There are two existing types of blanket licensing mechanisms in other areas that might serve as prototypes for the blanket licensing of reproduction of copyrighted journal articles. One is a voluntary type of clearinghouse established by the copyright owners of musical compositions for licensing public performances. The other is a compulsory license plan established by the new copyright statute to permit the use of copyrighted works en masse, upon payment of lump-sum royalties, by CATV systems, jukebox operators, and educational broadcasters. We shall now look at these two types of blanket licensing mechanisms in turn.

A.4.6.2 Voluntary Clearinghouses. Possibilities for establishing a voluntary clearinghouse for the blanket licensing of copyrighted journal articles for reproduction have been under discussion, off and on, for a number of years. The development of an acceptable plan has been found to be beset with many difficulties. Two or three fairly detailed plans have been proposed in outline and put aside as unsatisfactory. The discussions so far have hardly gone beyond attempts to explore some of the possible bases on which such a clearinghouse might be organized and operated, and to expose the difficulties that might be encountered in establishing a workable mechanism.

A.4.6.2.1 ASCAP and BMI as Models. In the discussions referred to above, the clearinghouses operated by the American Society of Composers, Authors and Publishers (ASCAP) and Broadcast Music, Inc. (BMI), have frequently been cited as possible models that might be adaptable for the blanket licensing of reproduction rights in journal articles.

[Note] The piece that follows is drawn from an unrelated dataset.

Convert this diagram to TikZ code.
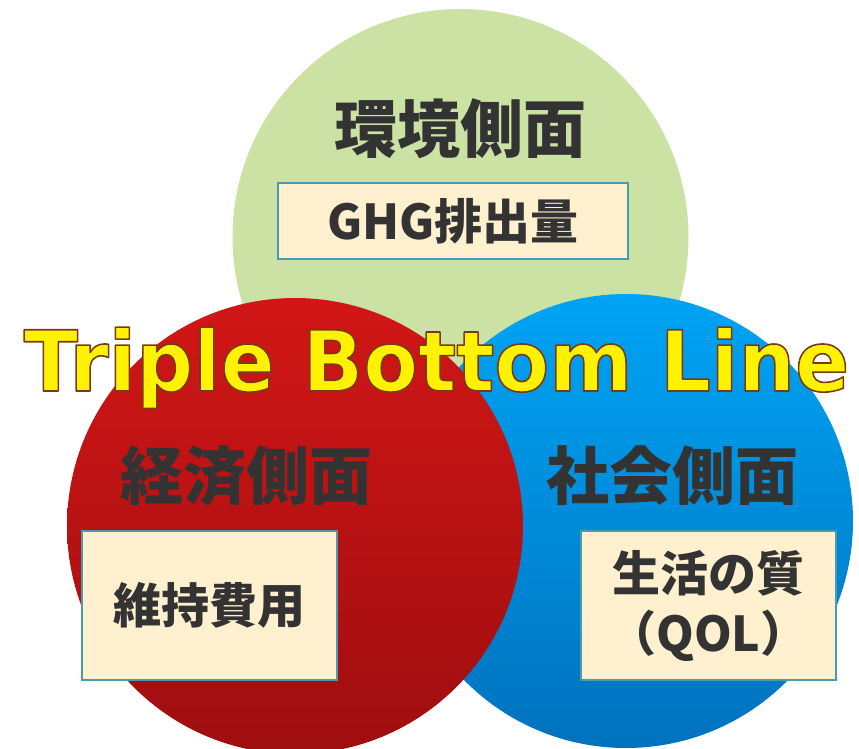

ASCAP is a voluntary membership association of writers and publishers of copyrighted music. It was established to license and enforce the rights of its members collectively in public performances of their music. A few statistics taken from recent reports will indicate the size and effect of its operation. Its membership consists of about 18,500 writers and 5,300 publishers of music. Its catalog of musical compositions is constantly growing, and the number of compositions covered by its licenses (a figure that is not announced) must now be well in excess of a million. Its gross revenues from domestic licenses is now over 80 million dollars per year, and from foreign licenses is over 13 million dollars per year. Its cost of operations in recent years has run to about 19 or 20 per cent of its gross revenues. The remainder of about 80 per cent is distributed among its writer and publisher members under a rather complex formula in which the principal basis for allocation is the estimated number of performances of each member's works.

ASCAP issues licenses to a number of different classes of users. The largest users, from which it derives a major portion of its revenues, are the radio and television networks. Other classes of users include local broadcasters, music and dance halls, orchestras and bands, hotels and restaurants, wired music services, business establishments, etc. ASCAP announces periodically a schedule into which its users are divided. As required by consent decrees of the United States District Court for the Southern District of New York, it must license all qualified applicants, all licensees in the same class are charged the same fees, and any licensee or applicant may request the Court to review the fees charged.